Among all the people you interviewed for your book, can you recall any encounter that left a mark on you?

CS: As a rule I never asked people about their personal traumas, but some people would inevitably want to discuss them. I had one conversation with a father who described to me in such vivid detail how he lost his wife and daughter during the earthquake. I couldn’t maintain the pretence of professionalism and continue the interview. We cried together, hugged, smoked cigarettes, and sat there in silence. That was probably the moment that I felt most painfully the ethical dilemmas of representation—of being a foreign academic, mining the ruins of other people’s lives for stories that will go in a book that will be the foundation of my academic career.

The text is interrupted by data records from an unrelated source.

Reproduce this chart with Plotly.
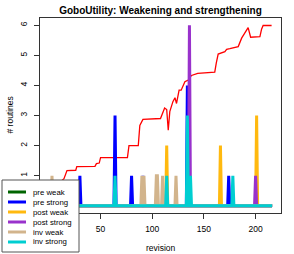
import plotly.graph_objects as go

# ---- data ----
revisions = list(range(1, 217))

routines_x = [1, 8, 14.6, 17.5, 26, 27, 44.6, 46, 48.7, 50, 76, 77.5, 86.5, 88, 91, 108, 112, 114,
              115.5, 117, 120, 122, 123.5, 126, 128, 131.6, 134.9, 138, 144, 160.5, 162, 163.8,
              170.3, 172, 175.1, 183.2, 186.5, 191.3, 192.8, 195.2, 204.2, 205.8, 207.3, 215.5]
routines_y = [0.55, 0.7, 0.9, 1.17, 1.18, 1.3, 1.31, 1.4, 1.42, 1.6, 1.6, 2.0, 2.0, 2.67, 2.87, 2.9, 3.25, 3.2,
              2.51, 3.13, 3.46, 3.59, 3.4, 3.84, 3.84, 4.12, 4.18, 4.33, 4.4, 4.44, 4.75, 5.04,
              5.12, 5.2, 5.22, 5.29, 5.57, 5.87, 5.92, 5.6, 5.62, 5.87, 5.99, 5.99]

series_names = ["pre weak", "pre strong", "post weak", "post strong", "inv weak", "inv strong"]
series_colors = ["#006400", "#0000FF", "#FFB90F", "#9932CC", "#D2B48C", "#00CED1"]

pre_weak_rev, pre_weak_val = [], []
pre_strong_rev, pre_strong_val = [30, 64, 80, 91, 134, 174], [1, 3, 1, 1, 4, 1]
post_weak_rev, post_weak_val = [114, 166, 201], [2, 2, 3]
post_strong_rev, post_strong_val = [136, 200], [6, 1]
inv_weak_rev, inv_weak_val = [3, 90, 92, 104, 105, 110, 123], [1, 1, 1, 1, 1, 1, 1]
inv_strong_rev, inv_strong_val = [64, 114, 134, 137, 178], [1, 1, 3, 1, 1]

spikes = [(pre_weak_rev, pre_weak_val), (pre_strong_rev, pre_strong_val),
          (post_weak_rev, post_weak_val), (post_strong_rev, post_strong_val),
          (inv_weak_rev, inv_weak_val), (inv_strong_rev, inv_strong_val)]

# the 0 ticks sit under the legend box in the reference, so they are not shown
x_ticks = [50, 100, 150, 200]
y_ticks = [1, 2, 3, 4, 5, 6]

# ---- figure ----
W, H = 294, 254
ML, MR, MT, MB = 40, 13, 18, 41
PW, PH = W - ML - MR, H - MT - MB


def px_x(p):
    return (p - ML) / PW


def px_y(p):
    return (H - MB - p) / PH


fig = go.Figure()
fig.add_trace(go.Scatter(x=routines_x, y=routines_y, mode="lines",
                         line=dict(color="red", width=1.3), showlegend=False))

for name, color, (revs, vals) in zip(series_names, series_colors, spikes):
    counts = {r: v for r, v in zip(revs, vals)}
    ys = [counts.get(r, 0) for r in revisions]
    fig.add_trace(go.Scatter(x=revisions, y=ys, mode="lines", name=name,
                             line=dict(color=color, width=3), showlegend=False))

font = "Liberation Sans, Arial, Helvetica, sans-serif"
axis_common = dict(showline=True, mirror=True, linecolor="#333", linewidth=1,
                   ticks="outside", ticklen=5, tickcolor="#333", showgrid=False,
                   zeroline=False, tickfont=dict(size=8.5, color="black", family=font))

fig.update_xaxes(range=[-8.6, 224.6], tickvals=x_ticks, ticklabelstandoff=3, **axis_common)
fig.update_yaxes(range=[-0.24, 6.24], tickvals=y_ticks, tickangle=-90, ticklabelstandoff=4, **axis_common)

shapes = []
annotations = []
# legend box (drawn by hand to match the compact R legend)
shapes.append(dict(type="rect", xref="paper", yref="paper", layer="above",
                   x0=px_x(2), x1=px_x(79), y0=px_y(252), y1=px_y(180),
                   fillcolor="white", line=dict(color="#555", width=1)))
for i, (name, color) in enumerate(zip(series_names, series_colors)):
    yy = px_y(192 + 10 * i)
    shapes.append(dict(type="line", xref="paper", yref="paper", layer="above",
                       x0=px_x(8), x1=px_x(26), y0=yy, y1=yy,
                       line=dict(color=color, width=3)))
    annotations.append(dict(text=name, xref="paper", yref="paper", x=px_x(32), y=yy,
                            xanchor="left", yanchor="middle", showarrow=False, borderpad=0,
                            font=dict(size=7.8, color="black", family=font)))

annotations.append(dict(text="revision", xref="paper", yref="paper", x=0.5, y=px_y(248),
                        xanchor="center", yanchor="middle", showarrow=False,
                        font=dict(size=8.5, color="black", family=font)))
annotations.append(dict(text="# routines", xref="paper", yref="paper", x=px_x(9), y=0.5,
                        xanchor="center", yanchor="middle", showarrow=False, textangle=-90,
                        font=dict(size=8.5, color="black", family=font)))

fig.update_layout(
    width=W, height=H,
    margin=dict(l=ML, r=MR, t=MT, b=MB, autoexpand=False),
    paper_bgcolor="white", plot_bgcolor="white",
    showlegend=False,
    title=dict(text="GoboUtility: Weakening and strengthening", x=px_x(160.5), xref="paper",
               xanchor="center", y=1 - 10 / H, yref="container", yanchor="middle",
               font=dict(size=10, color="black", family=font, weight="bold")),
    shapes=shapes, annotations=annotations,
)

fig.write_html("out.html", config={"displayModeBar": False},
               post_script="document.body.style.margin='0';document.body.style.padding='0';")
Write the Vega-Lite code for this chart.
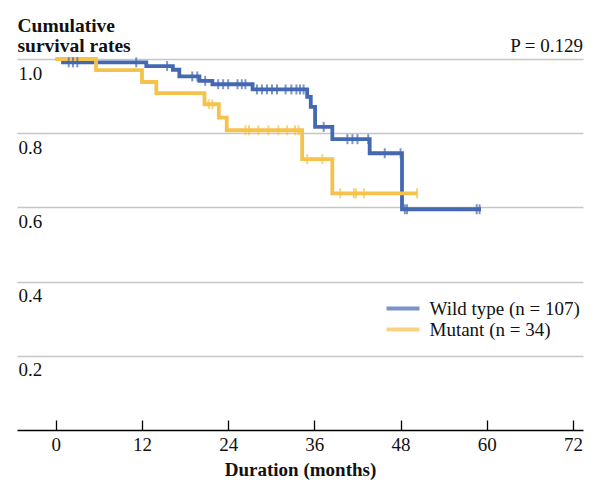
{
  "$schema": "https://vega.github.io/schema/vega-lite/v6.json",
  "width": 566,
  "height": 371,
  "autosize": {"type": "none"},
  "padding": {"left": 17, "top": 59, "right": 18, "bottom": 62},
  "background": "white",
  "config": {
    "font": "Liberation Serif",
    "view": {"stroke": null},
    "legend": {"padding": 0}
  },
  "datasets": {
    "steps": [
      {"group": "Wild type (n = 107)", "m": 0, "s": 1.0},
      {"group": "Wild type (n = 107)", "m": 1.0, "s": 0.991},
      {"group": "Wild type (n = 107)", "m": 12.6, "s": 0.981},
      {"group": "Wild type (n = 107)", "m": 16.3, "s": 0.971},
      {"group": "Wild type (n = 107)", "m": 17.2, "s": 0.953},
      {"group": "Wild type (n = 107)", "m": 20.0, "s": 0.941},
      {"group": "Wild type (n = 107)", "m": 21.8, "s": 0.932},
      {"group": "Wild type (n = 107)", "m": 27.4, "s": 0.918},
      {"group": "Wild type (n = 107)", "m": 35.0, "s": 0.898},
      {"group": "Wild type (n = 107)", "m": 35.5, "s": 0.871},
      {"group": "Wild type (n = 107)", "m": 36.1, "s": 0.817},
      {"group": "Wild type (n = 107)", "m": 38.5, "s": 0.784},
      {"group": "Wild type (n = 107)", "m": 43.7, "s": 0.746},
      {"group": "Wild type (n = 107)", "m": 48.2, "s": 0.595},
      {"group": "Wild type (n = 107)", "m": 59.2, "s": 0.595},
      {"group": "Mutant (n = 34)", "m": 0, "s": 1.0},
      {"group": "Mutant (n = 34)", "m": 5.6, "s": 0.970},
      {"group": "Mutant (n = 34)", "m": 12.0, "s": 0.938},
      {"group": "Mutant (n = 34)", "m": 14.0, "s": 0.908},
      {"group": "Mutant (n = 34)", "m": 20.7, "s": 0.878},
      {"group": "Mutant (n = 34)", "m": 22.7, "s": 0.842},
      {"group": "Mutant (n = 34)", "m": 23.8, "s": 0.808},
      {"group": "Mutant (n = 34)", "m": 34.3, "s": 0.730},
      {"group": "Mutant (n = 34)", "m": 38.5, "s": 0.638},
      {"group": "Mutant (n = 34)", "m": 50.3, "s": 0.638}
    ],
    "censors": [
      {"group": "Wild type (n = 107)", "m": 1.8, "s": 0.991},
      {"group": "Wild type (n = 107)", "m": 2.4, "s": 0.991},
      {"group": "Wild type (n = 107)", "m": 3.0, "s": 0.991},
      {"group": "Wild type (n = 107)", "m": 11.2, "s": 0.991},
      {"group": "Wild type (n = 107)", "m": 15.5, "s": 0.981},
      {"group": "Wild type (n = 107)", "m": 19.0, "s": 0.953},
      {"group": "Wild type (n = 107)", "m": 19.7, "s": 0.953},
      {"group": "Wild type (n = 107)", "m": 20.8, "s": 0.941},
      {"group": "Wild type (n = 107)", "m": 22.6, "s": 0.932},
      {"group": "Wild type (n = 107)", "m": 23.3, "s": 0.932},
      {"group": "Wild type (n = 107)", "m": 24.0, "s": 0.932},
      {"group": "Wild type (n = 107)", "m": 25.3, "s": 0.932},
      {"group": "Wild type (n = 107)", "m": 25.9, "s": 0.932},
      {"group": "Wild type (n = 107)", "m": 26.4, "s": 0.932},
      {"group": "Wild type (n = 107)", "m": 28.0, "s": 0.918},
      {"group": "Wild type (n = 107)", "m": 28.7, "s": 0.918},
      {"group": "Wild type (n = 107)", "m": 29.4, "s": 0.918},
      {"group": "Wild type (n = 107)", "m": 30.1, "s": 0.918},
      {"group": "Wild type (n = 107)", "m": 30.8, "s": 0.918},
      {"group": "Wild type (n = 107)", "m": 32.0, "s": 0.918},
      {"group": "Wild type (n = 107)", "m": 32.8, "s": 0.918},
      {"group": "Wild type (n = 107)", "m": 33.5, "s": 0.918},
      {"group": "Wild type (n = 107)", "m": 34.0, "s": 0.918},
      {"group": "Wild type (n = 107)", "m": 34.5, "s": 0.918},
      {"group": "Wild type (n = 107)", "m": 37.3, "s": 0.817},
      {"group": "Wild type (n = 107)", "m": 40.6, "s": 0.784},
      {"group": "Wild type (n = 107)", "m": 41.3, "s": 0.784},
      {"group": "Wild type (n = 107)", "m": 42.0, "s": 0.784},
      {"group": "Wild type (n = 107)", "m": 43.5, "s": 0.784},
      {"group": "Wild type (n = 107)", "m": 45.8, "s": 0.746},
      {"group": "Wild type (n = 107)", "m": 48.0, "s": 0.746},
      {"group": "Wild type (n = 107)", "m": 48.6, "s": 0.595},
      {"group": "Wild type (n = 107)", "m": 48.9, "s": 0.595},
      {"group": "Wild type (n = 107)", "m": 58.6, "s": 0.595},
      {"group": "Wild type (n = 107)", "m": 59.0, "s": 0.595},
      {"group": "Mutant (n = 34)", "m": 21.3, "s": 0.878},
      {"group": "Mutant (n = 34)", "m": 21.8, "s": 0.878},
      {"group": "Mutant (n = 34)", "m": 26.4, "s": 0.808},
      {"group": "Mutant (n = 34)", "m": 26.9, "s": 0.808},
      {"group": "Mutant (n = 34)", "m": 28.2, "s": 0.808},
      {"group": "Mutant (n = 34)", "m": 29.6, "s": 0.808},
      {"group": "Mutant (n = 34)", "m": 31.0, "s": 0.808},
      {"group": "Mutant (n = 34)", "m": 32.2, "s": 0.808},
      {"group": "Mutant (n = 34)", "m": 33.3, "s": 0.808},
      {"group": "Mutant (n = 34)", "m": 33.8, "s": 0.808},
      {"group": "Mutant (n = 34)", "m": 35.0, "s": 0.730},
      {"group": "Mutant (n = 34)", "m": 37.1, "s": 0.730},
      {"group": "Mutant (n = 34)", "m": 39.6, "s": 0.638},
      {"group": "Mutant (n = 34)", "m": 41.5, "s": 0.638},
      {"group": "Mutant (n = 34)", "m": 41.8, "s": 0.638},
      {"group": "Mutant (n = 34)", "m": 42.9, "s": 0.638},
      {"group": "Mutant (n = 34)", "m": 50.3, "s": 0.638}
    ],
    "note": [{"label": "P = 0.129"}]
  },
  "layer": [
    {
      "data": {"name": "steps"},
      "mark": {"type": "line", "interpolate": "step-after", "strokeWidth": 3.8},
      "encoding": {
        "x": {
          "field": "m", "type": "quantitative",
          "scale": {"domain": [-5.4, 73.4], "nice": false, "zero": false},
          "axis": {
            "title": "Duration (months)",
            "values": [0, 12, 24, 36, 48, 60, 72],
            "grid": false,
            "domainColor": "#000", "domainWidth": 1.3,
            "tickColor": "#000", "tickWidth": 1.3, "tickSize": -10,
            "labelPadding": 15, "labelFontSize": 19, "labelColor": "#111", "labelFlush": false,
            "titleFontSize": 19, "titleFontWeight": "bold", "titleColor": "#111", "titlePadding": 6
          }
        },
        "y": {
          "field": "s", "type": "quantitative",
          "scale": {"domain": [0, 1], "nice": false, "zero": false},
          "axis": {
            "title": ["Cumulative", "survival rates"],
            "titleAngle": 0, "titleAlign": "left", "titleBaseline": "alphabetic",
            "titleX": 0, "titleY": -28, "titleFontSize": 19.5, "titleFontWeight": "bold",
            "titleLineHeight": 20, "titleColor": "#111",
            "values": [0.2, 0.4, 0.6, 0.8, 1.0], "format": ".1f",
            "domain": false, "ticks": false, "tickSize": 0,
            "labelAlign": "left", "labelBaseline": "alphabetic", "labelPadding": -1, "labelOffset": 20,
            "labelFontSize": 19, "labelColor": "#111",
            "grid": true, "gridColor": "#c6c6c6", "gridWidth": 1.5
          }
        },
        "color": {
          "field": "group", "type": "nominal",
          "scale": {"domain": ["Wild type (n = 107)", "Mutant (n = 34)"], "range": ["#4468b2", "#f5c24c"]},
          "legend": {
            "title": null, "orient": "none", "legendX": 376.5, "legendY": 240,
            "symbolType": "M-9.5,0H9.5", "symbolSize": 12, "symbolStrokeWidth": 4,
            "labelFontSize": 19, "labelColor": "#111", "labelOffset": 17, "rowPadding": 1
          }
        }
      }
    },
    {
      "data": {"name": "censors"},
      "mark": {"type": "tick", "orient": "vertical", "size": 10, "thickness": 2},
      "encoding": {
        "x": {"field": "m", "type": "quantitative"},
        "y": {"field": "s", "type": "quantitative"},
        "color": {"field": "group", "type": "nominal"}
      }
    },
    {
      "data": {"name": "note"},
      "mark": {"type": "text", "align": "right", "baseline": "alphabetic", "dy": -7, "fontSize": 19, "color": "#111"},
      "encoding": {
        "x": {"datum": 73.4, "type": "quantitative"},
        "y": {"datum": 1.0, "type": "quantitative"},
        "text": {"field": "label"}
      }
    }
  ]
}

One unforgettable image is the photograph of then Mianzhu county Party Secretary Jiang Guohua kneeling in front of a crowd angry parents who were marching to Sichuan’s capital Chengdu to protest the death of their children. This image of a Party official on his knees pleading with the people reveals a different dimension of power and state-society relations at work in China. It does not map onto the facile dichotomies of authoritarianism and democracy (or resilience/collapse paradigms) but indexes a complicated and fraught relationship between state morality and popular sovereignty at the basis of Communist Party rule.